Railroading is hard work. There is favoritism, I think, shown to the railroad which bought Conrail, and as a result, my husband works with half of the men he is supposed to have. The problem with that is that he doesn't have half the workload. I am sure my husband is in this particular position because he can hold things together with spit and chewing gum. Often, that is what he does, but such an approach really demands that everyone work together.

His assistant doesn't. Period. Even on patrol, although he will sometimes report things, he does not fix them unless he is forced. My husband felt compelled to say something to him about his going home, and the man's reply was that he was not going to kill himself for the railroad. Like I said, I understand that, but the point was that he, in this instance, failed to communicate.

My husband and I have often talked about the difference between "manspeak" and "womanspeak." He says that womanspeak has no business in his department because, well, there aren't any women except the occasional dispatcher, and they all speak manspeak. His assistant, however, speaks mostly womanspeak, and that is hard for my husband.

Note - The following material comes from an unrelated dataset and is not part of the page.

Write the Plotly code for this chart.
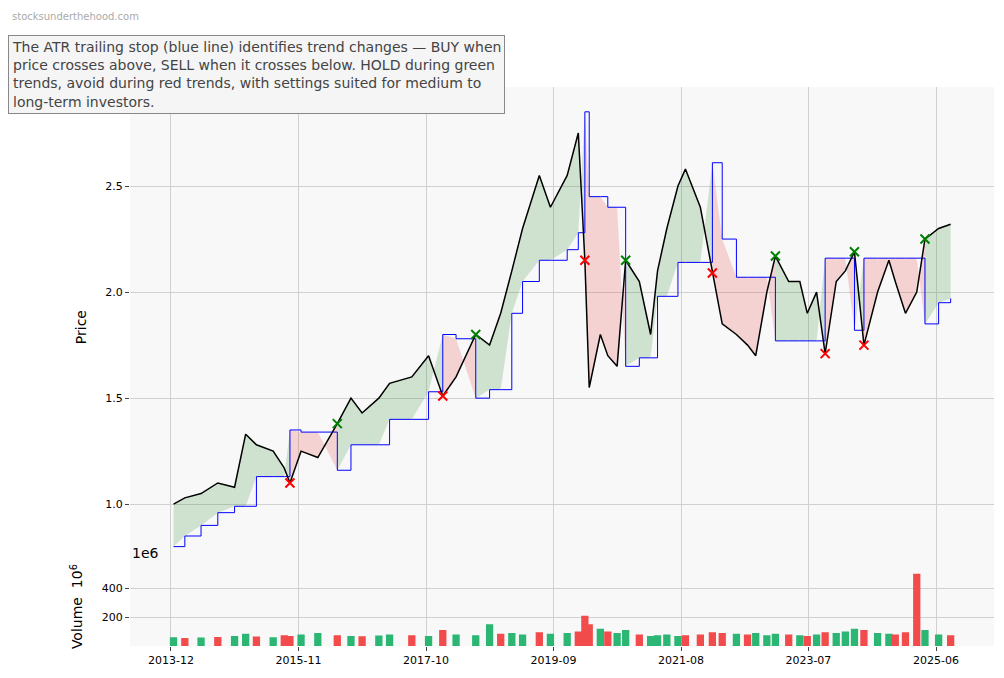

It was hard this time too, because the minute my husband pointed out the problem, his assistant went on the attack. My husband is hard to talk to (nobody else seems to think so), moral is low, my husband never pats anyone on the back... I don't believe these things are true, and while you might say that I am biased because we are, after all, talking about MY husband, I have found him to be a very good teacher. If anyone has a problem with him, it is because he does really expect you to work all day if you want to get paid for the day. Some of his employees, because the territory is so long and my husband cannot be everywhere at once, make a junior high game out of hiding. And the dodging work wouldn't even be so bad if there weren't so many other factors that are not under their control. They can't work on the track until the dispatcher gives them the track, and that seldom happens on a schedule that is convenient to their work. One of the things you have to understand about the railroad is that it make money by MOVING freight, so even though it is necessary to have track that is in good condition to move the freight efficiently, moving the freight is the first priority.

My husband's assistant says that there will be a voluntary separation from the railroad in July and that he is going to take it. I hope so. I think he is delusional at the age of 54 and with only climbing and inspecting bridges as experience, to think that he can go right out and get another job, but he certainly doesn't like this one, so maybe he belongs elsewhere. If he does leave, I hope whoever my husband gets as a replacement will care about a job well done.